Our budget reflects our values.
Let’s ensure it values what we want.
North Smithfield has been discussing the Police Station renovations since 2014. In 2014, we voted to pass a $5,300,000 bond to repair the police station. Six years later, 80% of the bond had been spent, and no clear repairs had been made. Now, in 2026, we approved another $9,000,000 bond.
This is too common for our town. We just had to shift to redoing Scouter’s Hall instead of Halliwell — not out of choice, but because our indecision required a decision, and we failed to put up the final 20% needed to create a true multi-generational center.
Town budgets are tight. But our budget reflects our values. Choosing to fund one project means also choosing not to fund another. We need a budget that properly respects our elderly population and our desire to grow our town while preserving what makes it great.
Keeping our family together.
North Smithfield is growing, whether we like it or not. And in many ways, of course it is! Increasing property values reflect the value people across the state place on our stellar schools, beautiful landscape, and supportive community. But, increased property values also threaten the very population that made it great - our parents and grandparents.
Rhode Island recently confirmed that building accessory dwelling units (ADUs) is a right that we all have. These units keep families together, reduce cost burdens, and help expand the housing supply. Towns like North Smithfield could help ease this process by providing pre-approved ADU design plans, a clear and simple permitting checklist, and a dedicated point of contact in the Building Department who can walk homeowners through the process from start to finish. Government is meant to reduce hoops and make access easier.
Growth is coming - but we can define how.

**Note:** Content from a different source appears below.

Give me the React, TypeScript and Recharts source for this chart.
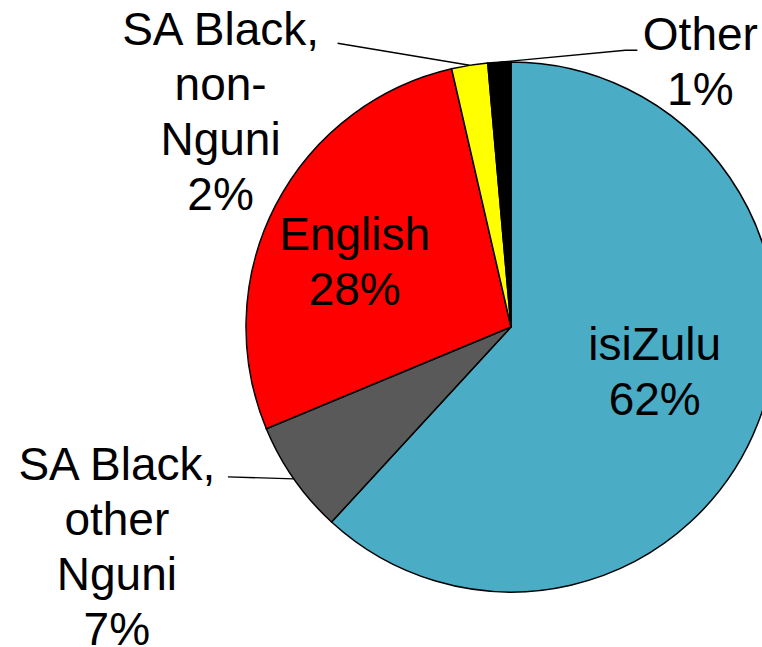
import React from 'react';
import { Cell, Pie, PieChart } from 'recharts';

const languages = ['isiZulu', 'SA Black, other Nguni', 'English', 'SA Black, non-Nguni', 'Other'];
const shares = [61.9, 6.9, 27.7, 2.2, 1.4];
const labelLines = [['isiZulu'], ['SA Black,', 'other', 'Nguni'], ['English'], ['SA Black,', 'non-', 'Nguni'], ['Other']];
const colors = ['#4BACC6', '#595959', '#FF0000', '#FFFF00', '#000000'];

const data = languages.map((name, i) => ({ name, value: shares[i] }));

// label placement relative to the slice: inside labels use a point at 57% radius,
// outside ones hang off the edge point with a leader line
const placement = [
  { inside: true, dx: 3, dy: -22, line: [] as number[][] },
  { inside: false, dx: -177, dy: 1, line: [[-66, -2]] },
  { inside: true, dx: -22, dy: -8, line: [] },
  { inside: false, dx: -249, dy: -20, line: [[-132, -22]] },
  { inside: false, dx: 201, dy: -12, line: [[126, -12], [138, -12]] },
];

const FONT = '"Liberation Sans", Arial, sans-serif';
const FS = 46;
const LH = 55;
const RAD = Math.PI / 180;

function renderLabel(props: any) {
  const { cx, cy, midAngle, outerRadius, index, percent } = props;
  const p = placement[index];
  const r = p.inside ? outerRadius * 0.57 : outerRadius;
  const ax = cx + r * Math.cos(-midAngle * RAD);
  const ay = cy + r * Math.sin(-midAngle * RAD);
  const lines = [...labelLines[index], `${Math.round(percent * 100)}%`];
  const x = ax + p.dx;
  const y = ay + p.dy;
  const pts = [[ax, ay], ...p.line.map(([lx, ly]) => [ax + lx, ay + ly])];
  return (
    <g key={`lbl-${index}`}>
      {pts.length > 1 && (
        <polyline
          points={pts.map((q) => q.join(',')).join(' ')}
          fill="none"
          stroke="#000"
          strokeWidth={1.3}
        />
      )}
      <text x={x} y={y} textAnchor="middle" fontFamily={FONT} fontSize={FS} fill="#000">
        {lines.map((t, i) => (
          <tspan key={i} x={x} y={y + i * LH}>
            {t}
          </tspan>
        ))}
      </text>
    </g>
  );
}

export default function App() {
  return (
    <div style={{ position: 'absolute', left: 0, top: 0, width: 762, height: 647, background: '#fff' }}>
      <PieChart width={762} height={647} margin={{ top: 0, right: 0, bottom: 0, left: 0 }}>
        <Pie
          data={data}
          dataKey="value"
          nameKey="name"
          cx={511}
          cy={327}
          outerRadius={265}
          startAngle={90}
          endAngle={-270}
          stroke="#000"
          strokeWidth={1.5}
          label={renderLabel}
          labelLine={false}
          isAnimationActive={false}
        >
          {data.map((d, i) => (
            <Cell key={d.name} fill={colors[i]} />
          ))}
        </Pie>
      </PieChart>
    </div>
  );
}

North Smithfield is going to grow. For example, the consent judgment on Rankin means that project will be moving forward regardless of how uncomfortable some residents are with its scale. The question isn't whether to allow housing; it's whether we plan for it intelligently. That means clear permitting processes, honest fiscal impact analysis, enforceable environmental conditions, and a council that passes ordinances to protect roads, wells, and rural character before the next project arrives - not afterwards. We had 21 years to get ahead of Rankin Estates with groundwater overlay ordinances, blasting protocols, earth-removal standards, and road-impact protections. Instead, we repeatedly tried to deny a legally valid application, lost in court, and now have less leverage than we would have had if it had simply legislated clear standards from the start.
It’s the same with our approach to repairs. We let things fall apart until they completely fall apart and it’s a three alarm fire. Delaying these updates loses our leverage in price negotiations, costing taxpayers even more.